Post-C-section birth policy changed
Because it can’t guarantee 24-hour emergency anesthetic services for expectant mothers, Sierra Nevada Memorial Hospital will no longer offer vaginal deliveries to women who have previously given birth by Caesarean section.
The change in hospital policy, which was announced last month and took effect this week, means so-called VBAC – vaginal birth after Caesarean – births won’t be offered as an option for mothers who request the procedure.
The major reason for the policy, hospital administrators and doctors said, is a risk of uterine rupture during vaginal delivery.
If there were danger of a rupture, which doctors said is small, SNMH would have to immediately summon an anesthesiologist to assist in performing a Caesarean.

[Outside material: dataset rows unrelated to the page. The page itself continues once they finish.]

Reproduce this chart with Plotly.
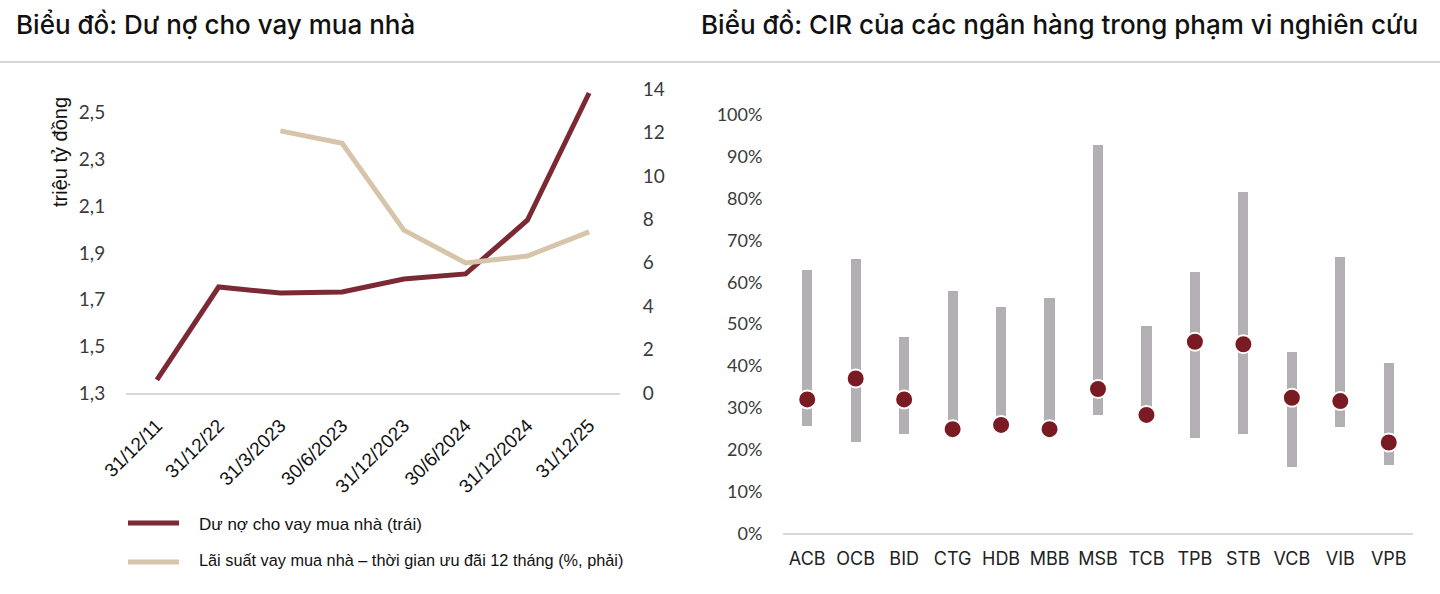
import plotly.graph_objects as go

# ---- Left chart data ----
dates = ["31/12/11", "31/12/22", "31/3/2023", "30/6/2023", "31/12/2023", "30/6/2024", "31/12/2024", "31/12/25"]
loan_outstanding = [1.356, 1.754, 1.728, 1.733, 1.788, 1.81, 2.04, 2.585]
mortgage_rate = [None, None, 12.07, 11.5, 7.5, 5.99, 6.31, 7.42]
left_ticks = [1.3, 1.5, 1.7, 1.9, 2.1, 2.3, 2.5]
left_ticktext = ["1,3", "1,5", "1,7", "1,9", "2,1", "2,3", "2,5"]
right_ticks = [0, 2, 4, 6, 8, 10, 12, 14]

# ---- Right chart data ----
banks = ["ACB", "OCB", "BID", "CTG", "HDB", "MBB", "MSB", "TCB", "TPB", "STB", "VCB", "VIB", "VPB"]
cir_current = [32.0, 37.0, 32.0, 24.9, 25.9, 24.9, 34.5, 28.3, 45.8, 45.2, 32.4, 31.6, 21.7]
cir_min = [25.6, 21.9, 23.7, 24.9, 25.9, 24.9, 28.4, 28.3, 22.9, 23.7, 15.9, 25.5, 16.4]
cir_max = [62.9, 65.5, 47.0, 58.0, 54.2, 56.2, 92.8, 49.6, 62.5, 81.6, 43.4, 66.1, 40.6]
cir_ticks = list(range(0, 101, 10))
cir_ticktext = [f"{v}%" for v in cir_ticks]

W, H = 1440, 594
def px(x): return x / W
def py(y): return 1 - y / H

RED = "#7b2a33"
BEIGE = "#d6c5ab"
DOT = "#7a1b23"
GRAY = "#b2b0b2"
TICKFONT = dict(family="Lato", size=18, color="#3a3a3a")

fig = go.Figure()

fig.add_trace(go.Scatter(x=dates, y=loan_outstanding, mode="lines",
                         line=dict(color=RED, width=5), xaxis="x", yaxis="y",
                         name="Dư nợ cho vay mua nhà (trái)", showlegend=False))
fig.add_trace(go.Scatter(x=dates, y=mortgage_rate, mode="lines",
                         line=dict(color=BEIGE, width=5), xaxis="x", yaxis="y2",
                         name="Lãi suất vay mua nhà – thời gian ưu đãi 12 tháng (%, phải)",
                         showlegend=False))

fig.add_trace(go.Bar(x=banks, y=[mx - mn for mx, mn in zip(cir_max, cir_min)], base=cir_min,
                     marker=dict(color=GRAY, line=dict(width=0)), width=0.21,
                     xaxis="x3", yaxis="y3", showlegend=False))
fig.add_trace(go.Scatter(x=banks, y=cir_current, mode="markers",
                         marker=dict(color=DOT, size=18, line=dict(color="white", width=2)),
                         xaxis="x3", yaxis="y3", showlegend=False))

fig.update_layout(
    width=W, height=H,
    margin=dict(l=0, r=0, t=0, b=0, autoexpand=False),
    paper_bgcolor="white", plot_bgcolor="white",
    xaxis=dict(domain=[px(126), px(620)], type="category", range=[-0.5, 7.5], tickangle=-45,
               automargin=False, showgrid=False, showline=True, linecolor="#d9d9d9", linewidth=2,
               ticks="outside", ticklen=12, tickcolor="rgba(0,0,0,0)",
               tickfont=dict(family="Liberation Sans", size=19, color="#111"),
               anchor="y", zeroline=False),
    yaxis=dict(domain=[py(393), py(89)], range=[1.3, 2.602], tickvals=left_ticks, automargin=False,
               ticktext=left_ticktext, showgrid=False, zeroline=False,
               ticks="outside", ticklen=16, tickcolor="rgba(0,0,0,0)",
               tickfont=dict(family="Lato", size=19, color="#3a3a3a"), anchor="x"),
    yaxis2=dict(domain=[py(393), py(89)], range=[0, 14], tickvals=right_ticks, automargin=False,
                overlaying="y", side="right", anchor="x", showgrid=False, zeroline=False,
                ticks="outside", ticklen=18, tickcolor="rgba(0,0,0,0)",
                tickfont=dict(family="Lato", size=19, color="#3a3a3a")),
    xaxis3=dict(domain=[px(783), px(1413)], type="category", range=[-0.5, 12.5], anchor="y3",
                automargin=False, showgrid=False, showline=True, linecolor="#d9d9d9", linewidth=2,
                ticks="outside", ticklen=8, tickcolor="rgba(0,0,0,0)",
                tickfont=dict(family="Inter", size=18, color="#222"), zeroline=False),
    yaxis3=dict(domain=[py(533.3), py(115)], range=[0, 100], tickvals=cir_ticks, ticktext=cir_ticktext,
                showgrid=False, zeroline=False, anchor="x3", automargin=False,
                ticks="outside", ticklen=16, tickcolor="rgba(0,0,0,0)", tickfont=TICKFONT),
    bargap=0,
)

annotations = [
    dict(text="Biểu đồ: Dư nợ cho vay mua nhà", x=px(14), y=py(24), xanchor="left", yanchor="middle",
         font=dict(family="Inter", size=26, color="#111", weight=500)),
    dict(text="Biểu đồ: CIR của các ngân hàng trong phạm vi nghiên cứu", x=px(699), y=py(24),
         xanchor="left", yanchor="middle",
         font=dict(family="Inter", size=26, color="#111", weight=500)),
    dict(text="triệu tỷ đồng", x=px(60), y=py(152), textangle=-90, xanchor="center", yanchor="middle",
         font=dict(family="Liberation Sans", size=20, color="#111")),
    dict(text="Dư nợ cho vay mua nhà (trái)", x=px(197), y=py(524), xanchor="left", yanchor="middle",
         font=dict(family="Liberation Sans", size=17, color="#111")),
    dict(text="Lãi suất vay mua nhà – thời gian ưu đãi 12 tháng (%, phải)", x=px(197), y=py(560),
         xanchor="left", yanchor="middle", font=dict(family="Liberation Sans", size=16.3, color="#111")),
]
for a in annotations:
    a.update(xref="paper", yref="paper", showarrow=False)
fig.update_layout(annotations=annotations)

fig.update_layout(shapes=[
    dict(type="line", xref="paper", yref="paper", x0=0, x1=1, y0=py(62), y1=py(62),
         line=dict(color="#c8c8c8", width=1.5)),
    dict(type="line", xref="paper", yref="paper", x0=px(128), x1=px(179), y0=py(523), y1=py(523),
         line=dict(color=RED, width=5)),
    dict(type="line", xref="paper", yref="paper", x0=px(128), x1=px(179), y0=py(562), y1=py(562),
         line=dict(color=BEIGE, width=5)),
])

fig.write_html("out.html")
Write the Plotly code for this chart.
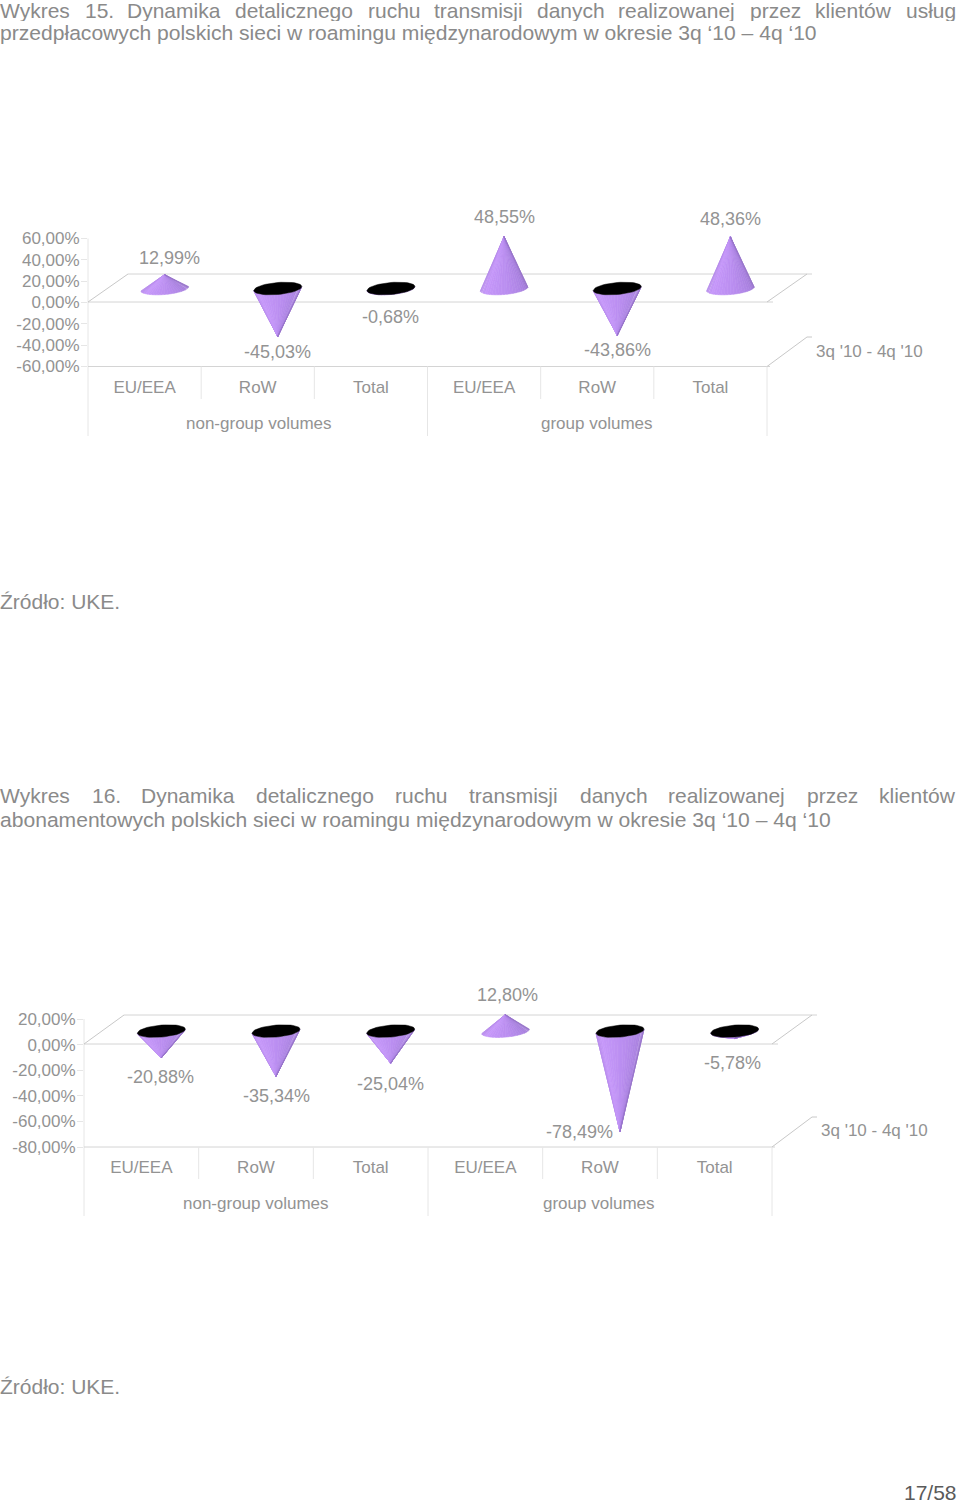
import math
import plotly.graph_objects as go

W, H = 960, 1502
categories = ["EU/EEA", "RoW", "Total", "EU/EEA", "RoW", "Total"]
groups = ["non-group volumes", "group volumes"]
series_name = "3q '10 - 4q '10"
values_15 = [12.99, -45.03, -0.68, 48.55, -43.86, 48.36]
values_16 = [-20.88, -35.34, -25.04, 12.80, -78.49, -5.78]
ticks_15 = [60, 40, 20, 0, -20, -40, -60]
ticks_16 = [20, 0, -20, -40, -60, -80]

title15_words = ["Wykres", "15.", "Dynamika", "detalicznego", "ruchu", "transmisji", "danych",
                 "realizowanej", "przez", "klientów", "usług"]
title15_x = [0, 85, 127, 235, 368, 434, 537, 618, 750, 815, 906]
title15_line2 = "przedpłacowych polskich sieci w roamingu międzynarodowym w okresie 3q ‘10 – 4q ‘10"
title16_words = ["Wykres", "16.", "Dynamika", "detalicznego", "ruchu", "transmisji", "danych",
                 "realizowanej", "przez", "klientów"]
title16_x = [0, 92, 141, 256, 395, 469, 580, 668, 807, 879]
title16_line2 = "abonamentowych polskich sieci w roamingu międzynarodowym w okresie 3q ‘10 – 4q ‘10"
source = "Źródło: UKE."
page = "17/58"

FONT = "Liberation Sans, Arial, sans-serif"
GREY = "#939393"
TITLE_GREY = "#8a8a8a"
LINE = "#d4d4d4"
DIV = "#e6e6e6"


def px(x):
    return x / W


def py(y):
    return 1 - y / H


def shade(t):
    stops = [(0.0, (176, 132, 230)), (0.22, (198, 152, 250)), (0.55, (186, 142, 240)),
             (0.85, (168, 128, 222)), (1.0, (148, 114, 198))]
    for (a, ca), (b, cb) in zip(stops, stops[1:]):
        if t <= b:
            f = (t - a) / (b - a)
            return "rgb(%d,%d,%d)" % tuple(round(p + (q - p) * f) for p, q in zip(ca, cb))
    return "rgb(148,114,198)"


fig = go.Figure()
annotations, shapes = [], []


def line(x0, y0, x1, y1, color=LINE, width=1):
    shapes.append(dict(type="line", xref="paper", yref="paper", x0=px(x0), x1=px(x1),
                       y0=py(y0), y1=py(y1), line=dict(color=color, width=width), layer="below"))


def text(x, y, s, size, color=GREY, anchor="center", height=None):
    annotations.append(dict(xref="paper", yref="paper", x=px(x), y=py(y), text=s, showarrow=False,
                            xanchor=anchor, yanchor="middle", font=dict(family=FONT, size=size, color=color),
                            borderpad=0, borderwidth=0, height=height))


def chart(idx, values, ticks, left, right, top, bottom, zero_px, base_px, back_px, bottom_back_px,
          div_end, long_end, label_dx, label_dy, group_x, series_xy):
    ax = "" if idx == 1 else str(idx)
    catw = (right - left) / 6
    scale = (bottom - top) / (ticks[0] - ticks[-1])
    depth_x = 20
    offset = (zero_px - base_px) / scale
    half_w = 24 / catw
    ry = 6 / scale
    tilt = 2 / scale
    shift = depth_x / catw
    head_room = 40  # axis units kept above the top tick so tall cones and their labels are not clipped
    n = 24
    for b in range(n):
        xs, ys = [], []
        t0, t1 = b / n, (b + 1) / n
        for i, v in enumerate(values):
            cx = i + 0.5 + shift
            pts = []
            for t in (t0, (t0 + t1) / 2, t1):
                th = math.pi + t * math.pi
                pts.append((cx + half_w * math.cos(th), offset + ry * math.sin(th) + tilt * math.cos(th)))
            xs += [cx] + [p[0] for p in pts] + [cx, None]
            ys += [offset + v] + [p[1] for p in pts] + [offset + v, None]
        c = shade((b + 0.5) / n)
        fig.add_trace(go.Scatter(x=xs, y=ys, mode="lines", fill="toself", fillcolor=c,
                                 line=dict(color=c, width=0.6), hoverinfo="skip", showlegend=False,
                                 xaxis="x" + ax, yaxis="y" + ax))
    bx, by = [], []
    for i, v in enumerate(values):
        if v < 0:
            cx = i + 0.5 + shift
            for k in range(49):
                th = 2 * math.pi * k / 48
                bx.append(cx + half_w * math.cos(th))
                by.append(offset + ry * math.sin(th) + tilt * math.cos(th))
            bx.append(None)
            by.append(None)
    fig.add_trace(go.Scatter(x=bx, y=by, mode="lines", fill="toself", fillcolor="#000000",
                             line=dict(color="#000000", width=0.5), hoverinfo="skip", showlegend=False,
                             xaxis="x" + ax, yaxis="y" + ax))
    fig.update_layout({
        "xaxis" + ax: dict(domain=[px(left), px(right)], range=[0, 6], anchor="y" + ax,
                           tickvals=[i + 0.5 for i in range(6)], ticktext=categories, ticks="",
                           ticklabelstandoff=8, showgrid=False, zeroline=False, showline=False,
                           tickfont=dict(family=FONT, size=17, color=GREY), fixedrange=True),
        "yaxis" + ax: dict(domain=[py(bottom), py(top - head_room * scale)],
                           range=[ticks[-1], ticks[0] + head_room], anchor="x" + ax,
                           tickvals=ticks, ticktext=[("%.2f%%" % t).replace(".", ",") for t in ticks],
                           ticks="outside", ticklen=6, tickcolor=DIV, ticklabelstandoff=-2, showgrid=False,
                           zeroline=False, showline=False,
                           tickfont=dict(family=FONT, size=17, color=GREY), fixedrange=True),
    })
    # 3-D floor and frame
    back_left, back_right = left + 40, right + 40
    line(left, top, left, long_end, DIV)
    line(left, zero_px, right + 6, zero_px)
    line(back_left, back_px, back_right + 5, back_px)
    line(left, zero_px, back_left, back_px, "#c8c8c8")
    line(right, zero_px, back_right, back_px, "#c8c8c8")
    line(left, bottom, right + 3, bottom)
    line(right, bottom, back_right, bottom_back_px, "#c8c8c8")
    line(back_right, bottom_back_px, back_right + 5, bottom_back_px, "#c8c8c8")
    for k in range(1, 6):
        line(left + k * catw, bottom, left + k * catw, long_end if k == 3 else div_end, DIV)
    line(right, bottom, right, long_end, DIV)
    # Data labels
    for i, v in enumerate(values):
        annotations.append(dict(xref="x" + ax, yref="y" + ax, x=i + 0.5 + shift, y=offset + v,
                                text=("%.2f%%" % v).replace(".", ","), showarrow=False,
                                xshift=label_dx[i], yshift=-label_dy[i], xanchor="center", yanchor="middle",
                                font=dict(family=FONT, size=18, color=GREY)))
    for g, gx in zip(groups, group_x):
        text(gx, long_end - 12.5, g, 17)
    text(series_xy[0], series_xy[1] + 0.5, series_name, 17)


chart(1, values_15, ticks_15, 88, 767, 238.5, 366.5, 302, 288, 274, 337, 399, 436,
      [5, 0, 0, 0, 0, 0], [-17, 15, 28, -20, 15, -18], [259, 597], (869, 351))
chart(2, values_16, ticks_16, 84, 772, 1019, 1147, 1044, 1030.5, 1015, 1117, 1179, 1216,
      [-1, 0, 0, 2, -41, -2], [19, 20, 21, -20, 0, 24], [256, 599], (874, 1130))

for w, x in zip(title15_words, title15_x):
    text(x, 10.5, w, 21, TITLE_GREY, "left", height=21)
text(0, 33, title15_line2, 21.08, TITLE_GREY, "left")
for w, x in zip(title16_words, title16_x):
    text(x, 795, w, 21, TITLE_GREY, "left")
text(0, 819, title16_line2, 21.08, TITLE_GREY, "left")
text(0, 601, source, 21, TITLE_GREY, "left")
text(0, 1386, source, 21, TITLE_GREY, "left")
text(904, 1491.5, page, 21, "#5a5a5a", "left", height=20)

fig.update_layout(width=W, height=H, margin=dict(l=0, r=0, t=0, b=0, autoexpand=False), paper_bgcolor="white",
                  plot_bgcolor="rgba(0,0,0,0)", showlegend=False, annotations=annotations, shapes=shapes,
                  font=dict(family=FONT))
fig.write_html("out.html", post_script="document.body.style.margin='0';document.documentElement.style.overflow='hidden';",
               config=dict(displayModeBar=False))
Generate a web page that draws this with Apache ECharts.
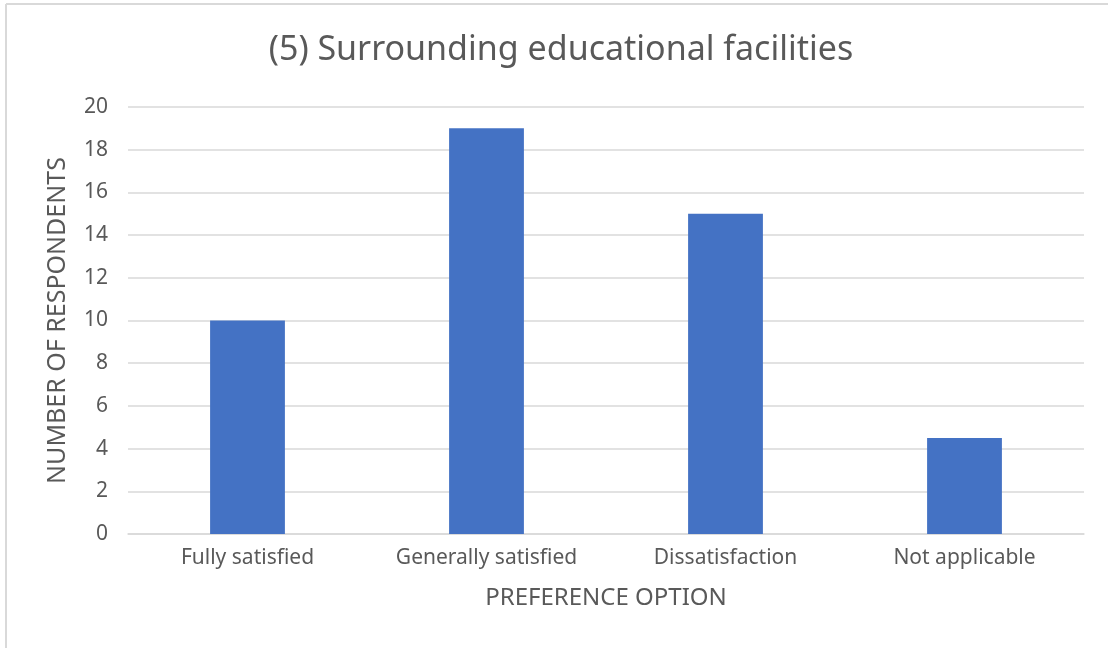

Hospital spokesman Gary Cooke said there may not be enough anesthesiologists available on a 24-hour basis for such emergencies, adding that the demand for the services isn’t enough to warrant hiring the additional personnel.
“If we don’t have these personnel available, it is not safe to (perform the VBAC) procedure,” said Dr. Michael Dahle, an obstetrician/gynecologist who has practiced at SNMH for 15 years.
Part of the hospital board’s decision stems from a 1999 paper from the American College of Obstetrics and Gynecology stating that women desiring a vaginal birth after a Caesarean section should have anesthesiologists immediately available to perform an emergency surgery if there is a risk of uterine rupture within 30 minutes of the start of a vaginal delivery.
Performing a vaginal birth in this situation “puts the woman at a known risk,” said Dahle, who has delivered more than 3,000 babies – and by his count, about 300 VBACs since arriving at SNMH from Mather Air Force Base, where he was an obstetrician.
Dahle is a board-certified member of the American College of Obstetrics and Gynecology.
In addition to uterine rupture, such deliveries also pose the risk of cutting off blood supply and oxygen to the fetus or a hemorrhage.
And “The risk of uterine cancer is much lower for someone who does not have a scar in their uterus,” he said.
The number of women asking for the VBAC procedure is small, according to SNMH statistics.
From July 2000 to June 2001, 439 deliveries were recorded at the hospital. A total of 21 VBAC procedures were attempted, and 15 were successful. Six required some form of emergency surgery.
“We have been very fortunate not to have any uterine ruptures,” Dahle said, adding that he believes the VBAC procedure to be a safe one.
Sutter Roseville Medical Center is the closest hospital that will offer the VBAC option. Sutter Auburn Faith Medical Center recently dropped the procedure.
Though the policy has changed, “we will not turn people away who want the VBAC procedure,” Dahle said. “It’s still their choice.” The hospital is obligated to perform a VBAC delivery if an expectant mother insists, he said, but will not explicitly offer the procedure because of the risk involved.
Kimala DeSena of Nevada City begged her doctor to allow her to proceed with a VBAC delivery for her second child, due April 24.
“I don’t want to have a C-section because it is major abdominal surgery, and the recovery time is much longer,” said DeSena, who has a 21-month old son delivered via Caesarean at SNMH.
“I’m a woman, and it’s my right to choose how I want to deliver my child. I should at least be given the opportunity to try” a vaginal delivery, she said.
DeSena has spent months researching the delivery method and is convinced it’s safe, she said.
She said she believes doctors are afraid of the VBAC procedure because of increased risks if they use drugs to induce labor, which can lead to uterine rupture.
“I think the doctors are so concerned about liability issues, and it’s unfortunate they’re setting a policy based on their fears, rather than a woman’s choice,” she said.